A collaboration between the US and China investigating nuclear fusion techniques has made a key step forwards.



Researchers at the Experimental Advanced Superconducting Tokamak (EAST) in Hefei, China, were testing out how best to store ultra-hot plasma inside a reactor and they found that lithium did an extremely good job of keeping it cool and stable.

EAST hit the headlines in February 2016 when China said they had sustained the longest reaction in a tokamak reactor – 102 seconds. Various other nuclear fusion breakthroughs were reported last year, too.

Tokamaks are shaped like a donut and use large currents to twist a magnetic field and trap a plasma. Stellerators, another type of experimental reactor, achieve this by having the actual reactor itself twist in shape.

But now China and the US are advancing on their previous achievement. Seven US researchers flew to EAST in December 16, where they worked with Chinese researchers to deploy lithium inside the tokamak.

It was deployed inside in three ways. The first was as a “powder injector”, the second in a “granule injector”, and the third as a liquid.

In a statement, the Princeton Plasma Physics Laboratory (PPPL) – one of the collaborators on the project – said all three areas showed “excellent progress”. In powder form, for example, the lithium was able to eliminate instabilities in the plasma called edge localized modes (ELMs), which occur at the edge of the reactor. Similar results were achieved with the granule injector.
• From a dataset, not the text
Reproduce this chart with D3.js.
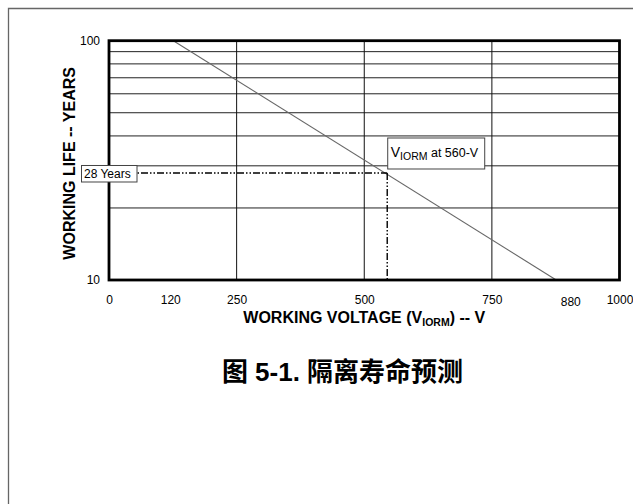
<!DOCTYPE html>
<html>
<head>
<meta charset="utf-8">
<script src="https://cdn.jsdelivr.net/npm/d3@7"></script>
<style>
  body { margin: 0; background: #fff; }
  text { font-family: "Liberation Sans", Arial, "Noto Sans CJK SC", sans-serif; }
</style>
</head>
<body>
<div id="chart"></div>
<script>
// values
var voltTicks = [0, 120, 250, 500, 750, 880, 1000];
var voltGrid = [250, 500, 750];
var lifeTicks = [10, 100];
var lifeGrid = [20, 30, 40, 50, 60, 70, 80, 90];
var curveVolt = [126, 876];
var curveLife = [100, 10];
var markVolt = 545;
var markLife = 28;
var markLifeLabel = "28 Years";
var markVoltLabel = " at 560-V";

function init() {
    var w = 633;
    var h = 504;
    var left = 109, right = 619.5, top = 40.7, bottom = 280;

    var curve = curveVolt.map(function(v, i) { return {volt: v, life: curveLife[i]}; });

    var xScale = d3.scaleLinear()
                .domain([0, 1000])
                .range([left, right]);

    var yScale = d3.scaleLog()
                .domain([10, 100])
                .range([bottom, top]);

    var svg = d3.select("#chart")
            .append("svg")
            .attr("width", w)
            .attr("height", h);

    // page frame
    svg.append("path")
            .attr("d", "M8.5," + h + "V8.5H" + w)
            .attr("fill", "none")
            .attr("stroke", "#666")
            .attr("stroke-width", 1.3);

    // grid
    svg.selectAll(".hgrid")
            .data(lifeGrid)
            .enter().append("line")
            .attr("x1", left).attr("x2", right)
            .attr("y1", function(d) { return yScale(d); })
            .attr("y2", function(d) { return yScale(d); })
            .attr("stroke", "#222")
            .attr("stroke-width", 1);

    svg.selectAll(".vgrid")
            .data(voltGrid)
            .enter().append("line")
            .attr("y1", top).attr("y2", bottom)
            .attr("x1", function(d) { return xScale(d); })
            .attr("x2", function(d) { return xScale(d); })
            .attr("stroke", "#111")
            .attr("stroke-width", 1);

    // life curve
    var line = d3.line()
            .x(function(d) { return xScale(d.volt); })
            .y(function(d) { return yScale(d.life); });

    svg.append("path")
            .datum(curve)
            .attr("d", line)
            .attr("fill", "none")
            .attr("stroke", "#666")
            .attr("stroke-width", 1.1);

    // marker dash lines
    var mx = xScale(markVolt), my = yScale(markLife);
    var dash = "7,2,1.5,2,1.5,2";
    svg.append("line")
            .attr("x1", left).attr("x2", mx)
            .attr("y1", my).attr("y2", my)
            .attr("stroke", "#000").attr("stroke-width", 1.4)
            .attr("stroke-dasharray", dash);
    svg.append("line")
            .attr("x1", mx).attr("x2", mx)
            .attr("y1", my).attr("y2", bottom)
            .attr("stroke", "#000").attr("stroke-width", 1.4)
            .attr("stroke-dasharray", dash);

    // plot border
    svg.append("rect")
            .attr("x", left).attr("y", top)
            .attr("width", right - left).attr("height", bottom - top)
            .attr("fill", "none")
            .attr("stroke", "#000")
            .attr("stroke-width", 2.8);

    // axes
    var xAxis = d3.axisBottom(xScale)
            .tickValues(voltTicks)
            .tickSize(0)
            .tickPadding(15)
            .tickFormat(d3.format("d"));

    var yAxis = d3.axisLeft(yScale)
            .tickValues(lifeTicks)
            .tickSize(0)
            .tickPadding(9)
            .tickFormat(d3.format("d"));

    var gx = svg.append("g")
            .attr("transform", "translate(0," + bottom + ")")
            .call(xAxis);
    var gy = svg.append("g")
            .attr("transform", "translate(" + left + ",0)")
            .call(yAxis);
    [gx, gy].forEach(function(g) {
        g.select(".domain").remove();
        g.selectAll("text")
            .attr("fill", "#000")
            .style("font-size", "12px")
            .style("font-family", "'Liberation Sans', Arial, sans-serif");
    });
    // the 880 label sits a little right of its tick in the original
    gx.selectAll("text")
            .filter(function(d) { return d === 880; })
            .attr("dx", 12).attr("y", 17);

    // "28 Years" box
    var b1 = svg.append("g");
    b1.append("rect")
            .attr("x", left - 27.5).attr("y", my - 7.5)
            .attr("width", 55.5).attr("height", 16.5)
            .attr("fill", "#fff")
            .attr("stroke", "#444").attr("stroke-width", 1);
    b1.append("text")
            .attr("x", left - 25).attr("y", my + 4.8)
            .style("font-size", "12px")
            .text(markLifeLabel);

    // V_IORM box
    var b2 = svg.append("g");
    b2.append("rect")
            .attr("x", mx + 0.5).attr("y", my - 35)
            .attr("width", 97).attr("height", 31)
            .attr("fill", "#fff")
            .attr("stroke", "#444").attr("stroke-width", 1);
    var t2 = b2.append("text")
            .attr("x", mx + 3.5).attr("y", my - 15.5)
            .style("font-size", "14px");
    t2.append("tspan").text("V");
    t2.append("tspan").attr("dy", 2.8).style("font-size", "10.5px").text("IORM");
    t2.append("tspan").attr("dy", -2.8).style("font-size", "12.5px").text(markVoltLabel);

    // axis titles
    var xt = svg.append("text")
            .attr("x", (left + right) / 2).attr("y", 323)
            .attr("text-anchor", "middle")
            .style("font-size", "16px")
            .style("font-weight", "bold");
    xt.append("tspan").text("WORKING VOLTAGE (V");
    xt.append("tspan").attr("dy", 3).style("font-size", "10.5px").text("IORM");
    xt.append("tspan").attr("dy", -3).text(") -- V");

    svg.append("text")
            .attr("transform", "translate(75," + ((top + bottom) / 2 + 3) + ") rotate(-90)")
            .attr("text-anchor", "middle")
            .style("font-size", "16px")
            .style("font-weight", "bold")
            .text("WORKING LIFE -- YEARS");

    // figure caption
    svg.append("text")
            .attr("x", 342.5).attr("y", 381)
            .attr("text-anchor", "middle")
            .style("font-size", "26px")
            .style("font-weight", "bold")
            .text("图 5-1. 隔离寿命预测");
}

window.onload = init
</script>
</body>
</html>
Injecting lithium as a liquid, meanwhile, reduced the amount of deuterium that made its way to the edge of the plasma. Nuclear fusion involves fusing deuterium into helium to produce energy. This method prevented the deuterium at the edge recycling back into the core, which can halt fusion reactions as heat is lost.

This is just one of several nuclear fusion experiments that are taking place around the world. We’ve seen breakthroughs in Germany and South Korea too, while Europe is busy building the International Thermonuclear Experimental Reactor (ITER) in France.

Most of the reactors have involved using a helium plasma. Only one, Germany’s Wendelstein 7-X reactor, has achieved hydrogen fusion, which provides more energy.

But it’s been a long road for all involved to get to this stage. That we can only sustain a plasma for seconds means there’s still a way to go before we have working nuclear fusion reactors. When we get there, though, we could have a waste-free power source that provides a huge amount of energy.